Many estate planning strategies are geared towards helping Woodland Hills residents avoid having their estates go to probate. Most typically try to avoid probate due to the time that it takes to complete the process and the expense that comes with it. Still, thousands of estate cases go to probate each year. Caseload information shared by the Judicial Council of California shows that for the 2012-13 fiscal year, 41,419 probate cases were filed in the state's courts. Yet simply because an estate case goes to probate does not mean that it has to stay there.
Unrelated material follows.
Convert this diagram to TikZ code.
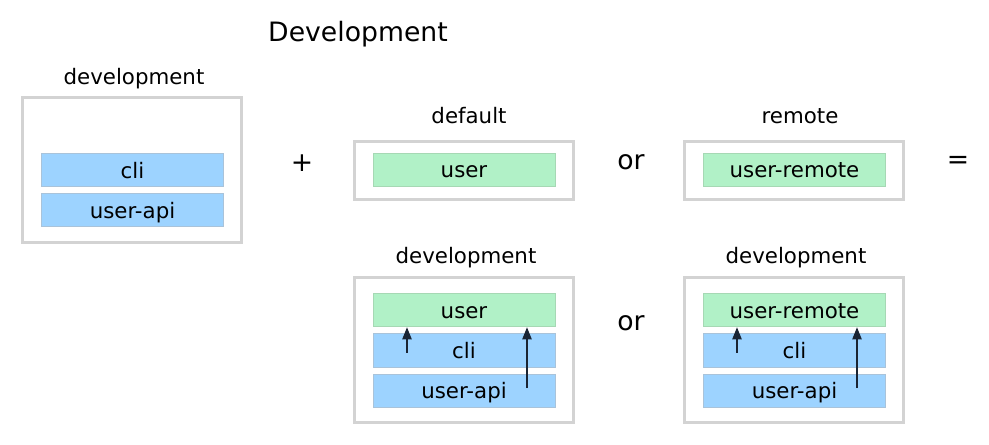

The California Probate Code leaves room for interested parties to an estate to attempt to revoke the probate of a will. That party must file a petition with the court stating his or her objections to the validity of the will. Once the petition has been filed, the court will then issue a summons to the estate's personal representative, as well as the heirs named therein. This gives those parties the chance to participate in the call to revoke the probate of the will if they so choose, either in support of or opposition to it. However, they are only given a window of 30 days from the time that they receive the summons to respond to it. If they fail to do so, their interest in the estate is not affected, yet they are unable to participate in the revocation proceedings. They are then bound to abide by whatever ruling emerges from the revocation hearing.
The only requirements one must meet to request that a will be revoked from probate is that he or she cannot be party to an active contest of the will. His or her petition must also be filed within 120 days of the will being admitted to probate.